[Records from a collection]
================
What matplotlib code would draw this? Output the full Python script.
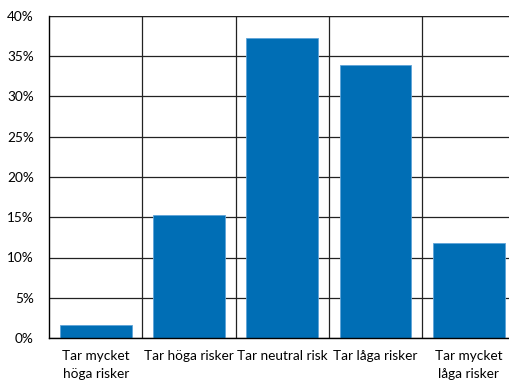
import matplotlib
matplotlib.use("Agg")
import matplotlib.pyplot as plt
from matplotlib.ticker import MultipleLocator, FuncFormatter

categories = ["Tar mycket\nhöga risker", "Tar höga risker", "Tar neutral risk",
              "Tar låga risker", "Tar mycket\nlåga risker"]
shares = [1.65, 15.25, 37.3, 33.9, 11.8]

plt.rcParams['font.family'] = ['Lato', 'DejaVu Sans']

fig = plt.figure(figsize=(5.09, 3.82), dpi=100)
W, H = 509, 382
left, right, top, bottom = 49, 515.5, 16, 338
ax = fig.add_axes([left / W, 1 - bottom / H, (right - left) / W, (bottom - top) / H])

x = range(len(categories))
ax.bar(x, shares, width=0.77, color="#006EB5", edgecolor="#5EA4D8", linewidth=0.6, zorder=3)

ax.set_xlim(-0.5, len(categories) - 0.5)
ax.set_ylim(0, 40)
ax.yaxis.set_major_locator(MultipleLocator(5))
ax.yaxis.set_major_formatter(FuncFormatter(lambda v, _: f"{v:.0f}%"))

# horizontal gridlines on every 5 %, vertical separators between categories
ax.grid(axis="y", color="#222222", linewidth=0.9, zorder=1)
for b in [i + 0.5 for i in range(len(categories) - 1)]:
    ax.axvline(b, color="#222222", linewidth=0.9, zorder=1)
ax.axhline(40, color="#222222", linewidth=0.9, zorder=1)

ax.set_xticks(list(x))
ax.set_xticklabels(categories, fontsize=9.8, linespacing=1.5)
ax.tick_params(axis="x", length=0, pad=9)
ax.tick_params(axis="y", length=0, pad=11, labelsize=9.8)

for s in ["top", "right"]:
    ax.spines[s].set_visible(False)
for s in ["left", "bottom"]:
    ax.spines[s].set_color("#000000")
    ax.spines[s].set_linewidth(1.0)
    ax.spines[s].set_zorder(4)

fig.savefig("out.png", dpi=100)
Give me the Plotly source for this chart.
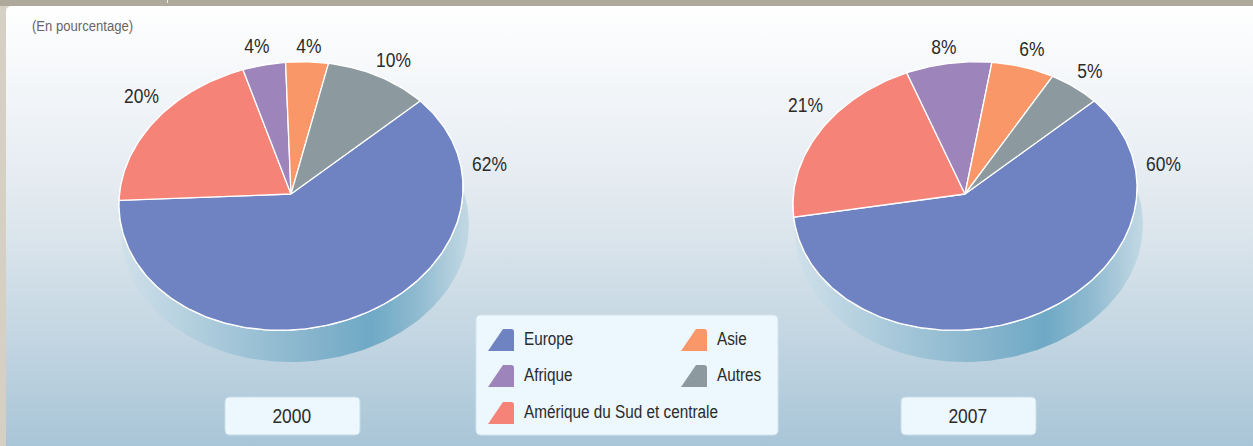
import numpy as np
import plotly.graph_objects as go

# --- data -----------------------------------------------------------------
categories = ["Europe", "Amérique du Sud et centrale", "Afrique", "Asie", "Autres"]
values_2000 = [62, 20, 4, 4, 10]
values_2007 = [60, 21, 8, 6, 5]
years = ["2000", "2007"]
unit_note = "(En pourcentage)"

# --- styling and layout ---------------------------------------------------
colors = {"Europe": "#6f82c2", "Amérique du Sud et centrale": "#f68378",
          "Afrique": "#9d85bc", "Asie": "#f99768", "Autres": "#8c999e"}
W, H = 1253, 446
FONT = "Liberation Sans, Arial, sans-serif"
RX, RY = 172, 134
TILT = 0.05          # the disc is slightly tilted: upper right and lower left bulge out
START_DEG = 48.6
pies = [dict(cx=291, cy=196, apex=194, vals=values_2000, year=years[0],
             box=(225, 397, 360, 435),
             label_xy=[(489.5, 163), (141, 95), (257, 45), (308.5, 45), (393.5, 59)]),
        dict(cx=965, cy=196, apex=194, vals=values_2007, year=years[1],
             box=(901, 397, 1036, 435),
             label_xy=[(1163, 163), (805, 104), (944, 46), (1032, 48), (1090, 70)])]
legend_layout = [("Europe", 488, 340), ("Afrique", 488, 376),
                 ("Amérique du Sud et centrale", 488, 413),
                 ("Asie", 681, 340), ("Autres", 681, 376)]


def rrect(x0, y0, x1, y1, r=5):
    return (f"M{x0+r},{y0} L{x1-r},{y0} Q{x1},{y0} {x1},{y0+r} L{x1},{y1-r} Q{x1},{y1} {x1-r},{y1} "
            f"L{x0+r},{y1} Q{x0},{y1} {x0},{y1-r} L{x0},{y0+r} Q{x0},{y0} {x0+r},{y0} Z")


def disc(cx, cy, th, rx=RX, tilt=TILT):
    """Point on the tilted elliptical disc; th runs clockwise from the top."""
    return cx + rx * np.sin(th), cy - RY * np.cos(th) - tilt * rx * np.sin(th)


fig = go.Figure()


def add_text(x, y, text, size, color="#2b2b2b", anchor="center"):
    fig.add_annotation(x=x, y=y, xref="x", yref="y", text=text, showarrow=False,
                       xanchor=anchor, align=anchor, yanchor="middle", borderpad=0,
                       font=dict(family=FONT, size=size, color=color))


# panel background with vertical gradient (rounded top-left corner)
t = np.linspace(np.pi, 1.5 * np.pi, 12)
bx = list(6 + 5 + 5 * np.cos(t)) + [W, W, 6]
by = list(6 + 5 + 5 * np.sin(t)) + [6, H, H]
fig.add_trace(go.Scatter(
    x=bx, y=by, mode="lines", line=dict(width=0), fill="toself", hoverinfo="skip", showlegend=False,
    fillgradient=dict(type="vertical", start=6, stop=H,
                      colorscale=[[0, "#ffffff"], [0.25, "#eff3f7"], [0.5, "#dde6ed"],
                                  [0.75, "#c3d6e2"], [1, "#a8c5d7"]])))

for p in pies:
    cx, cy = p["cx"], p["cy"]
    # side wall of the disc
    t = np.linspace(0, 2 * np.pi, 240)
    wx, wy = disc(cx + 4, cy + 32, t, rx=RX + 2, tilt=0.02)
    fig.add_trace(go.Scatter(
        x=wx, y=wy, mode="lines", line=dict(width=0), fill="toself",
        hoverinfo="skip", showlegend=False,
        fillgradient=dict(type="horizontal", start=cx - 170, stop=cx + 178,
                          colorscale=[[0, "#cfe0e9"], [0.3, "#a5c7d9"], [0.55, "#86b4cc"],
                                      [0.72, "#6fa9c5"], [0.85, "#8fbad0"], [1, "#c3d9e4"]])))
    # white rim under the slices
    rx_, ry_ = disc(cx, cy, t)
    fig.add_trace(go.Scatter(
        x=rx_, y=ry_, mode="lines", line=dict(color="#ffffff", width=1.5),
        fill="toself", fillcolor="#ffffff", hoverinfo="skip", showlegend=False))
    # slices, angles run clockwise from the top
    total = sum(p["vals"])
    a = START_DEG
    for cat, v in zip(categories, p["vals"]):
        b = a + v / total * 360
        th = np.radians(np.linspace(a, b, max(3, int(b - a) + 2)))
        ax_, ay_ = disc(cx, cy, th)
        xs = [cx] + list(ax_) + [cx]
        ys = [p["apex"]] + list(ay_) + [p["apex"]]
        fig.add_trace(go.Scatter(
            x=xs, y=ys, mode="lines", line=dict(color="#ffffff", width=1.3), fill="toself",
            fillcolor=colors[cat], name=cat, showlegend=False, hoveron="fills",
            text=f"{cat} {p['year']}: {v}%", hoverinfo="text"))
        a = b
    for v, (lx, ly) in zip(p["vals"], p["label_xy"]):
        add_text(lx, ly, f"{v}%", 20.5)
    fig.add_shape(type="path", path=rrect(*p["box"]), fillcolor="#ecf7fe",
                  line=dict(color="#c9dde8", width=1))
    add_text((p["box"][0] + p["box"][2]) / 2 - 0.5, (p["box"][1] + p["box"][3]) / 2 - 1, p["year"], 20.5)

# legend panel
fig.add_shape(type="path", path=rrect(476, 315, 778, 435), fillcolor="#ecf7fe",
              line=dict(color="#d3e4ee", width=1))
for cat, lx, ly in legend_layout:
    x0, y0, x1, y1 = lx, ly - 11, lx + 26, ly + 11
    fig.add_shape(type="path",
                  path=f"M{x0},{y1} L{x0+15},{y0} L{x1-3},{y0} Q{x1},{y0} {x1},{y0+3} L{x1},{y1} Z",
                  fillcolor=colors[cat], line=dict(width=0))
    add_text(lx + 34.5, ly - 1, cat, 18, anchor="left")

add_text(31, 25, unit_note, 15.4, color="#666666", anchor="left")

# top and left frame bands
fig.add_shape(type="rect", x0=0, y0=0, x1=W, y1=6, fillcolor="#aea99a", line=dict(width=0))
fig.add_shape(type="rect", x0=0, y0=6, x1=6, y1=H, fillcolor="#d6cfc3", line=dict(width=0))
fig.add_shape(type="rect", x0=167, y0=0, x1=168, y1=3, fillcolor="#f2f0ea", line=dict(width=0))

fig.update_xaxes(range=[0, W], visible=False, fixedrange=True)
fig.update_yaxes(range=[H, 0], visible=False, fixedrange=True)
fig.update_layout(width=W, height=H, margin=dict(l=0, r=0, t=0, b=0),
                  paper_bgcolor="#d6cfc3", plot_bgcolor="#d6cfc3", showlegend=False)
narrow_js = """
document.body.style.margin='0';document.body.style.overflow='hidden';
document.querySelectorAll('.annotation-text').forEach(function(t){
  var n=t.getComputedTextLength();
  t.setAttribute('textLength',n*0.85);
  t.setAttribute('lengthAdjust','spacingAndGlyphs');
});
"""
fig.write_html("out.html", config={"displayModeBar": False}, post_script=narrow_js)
================
● **YOUR INSTRUCTIONS**: Everything from the first line of the records through the line containing "plt.rcParams['font.family'] = ['Lato', 'DejaVu" should be reproduced exactly, apart from the pictures.

● **RESULT FOR THIS EXERCISE**:
What matplotlib code would draw this? Output the full Python script.
import matplotlib
matplotlib.use("Agg")
import matplotlib.pyplot as plt
from matplotlib.ticker import MultipleLocator, FuncFormatter

categories = ["Tar mycket\nhöga risker", "Tar höga risker", "Tar neutral risk",
              "Tar låga risker", "Tar mycket\nlåga risker"]
shares = [1.65, 15.25, 37.3, 33.9, 11.8]

plt.rcParams['font.family'] = ['Lato', 'DejaVu Sans']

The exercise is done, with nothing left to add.